I upload built packages to my personal anaconda.org channel. You can configure your Anaconda installation to fetch packages from it with:
conda config --add channels pkgw-forge
To directly install the package pwkit
(for example) without altering your
configuration, use:
conda install -c pkgw-forge pwkit
As part of this work I’ve also developed a prebuilt Docker image that can be
used to repeatably build binary linux-64
packages. For OS X, I use Vagrant
to make osx-64
packages repeatably. My notes for developers may be
valuable if you’re interesting in making Conda packages containing compiled
code for Linux and/or Mac OS X machines.
How it All Works
Many of my Conda packages involve compiled code, and a big challenge is building such packages in a way that’s as platform-independent as possible. The OS X developer tools make this fairly manageable. But Linux is harder, especially since Conda doesn't explicitly specify the ABIs that they target. However, things built on CentOS 5 are generally highly portable — but no one wants to run CentOS 5 as their primary OS since it’s ancient!
So there are two main components to how I build my Conda packages. First, I have set up a Docker environment that allows me to build packages repeatably inside a stable, containerized Centos 5 environment. Then, I’ve written the Conda recipes that actually define the packages that I build. I’ve written up notes on how the system works if you might be interested in doing similar things.

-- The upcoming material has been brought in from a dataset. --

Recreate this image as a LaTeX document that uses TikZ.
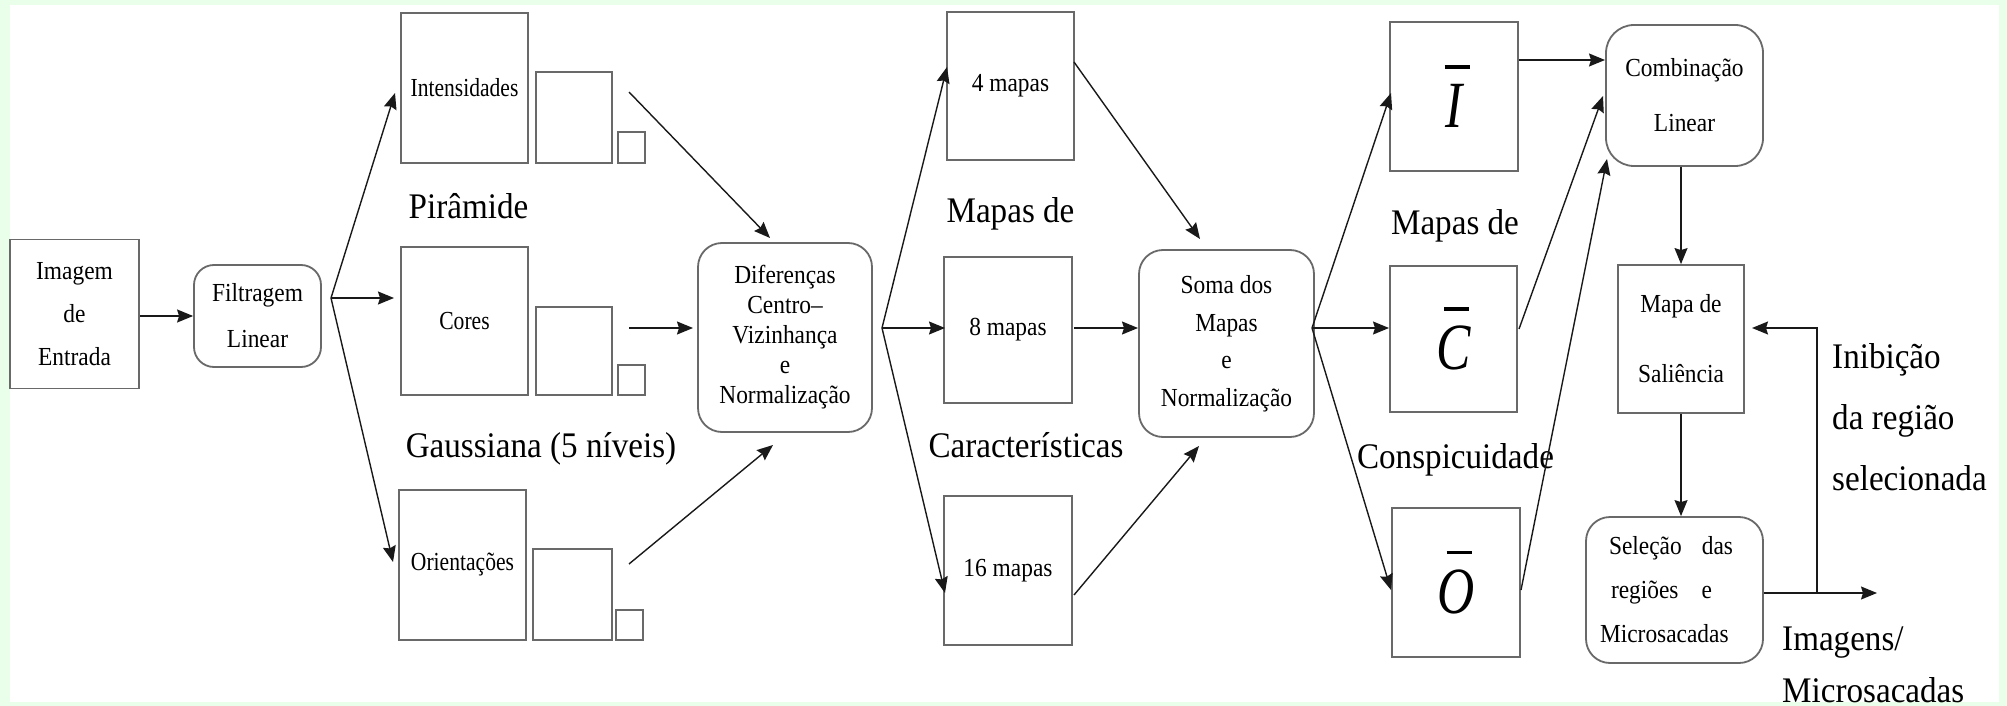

OK, there are three components — I use Vagrant to generate and drive a repeatable, headless build environment for the OS X package builds.
- Notes for developers
- The order in which everything needs to be built
License
The Conda recipes are licensed under a 3-clause BSD license, for compatibility with the main conda-recipes repository. See the file LICENSE.txt for the details. Other files are licensed under the MIT License.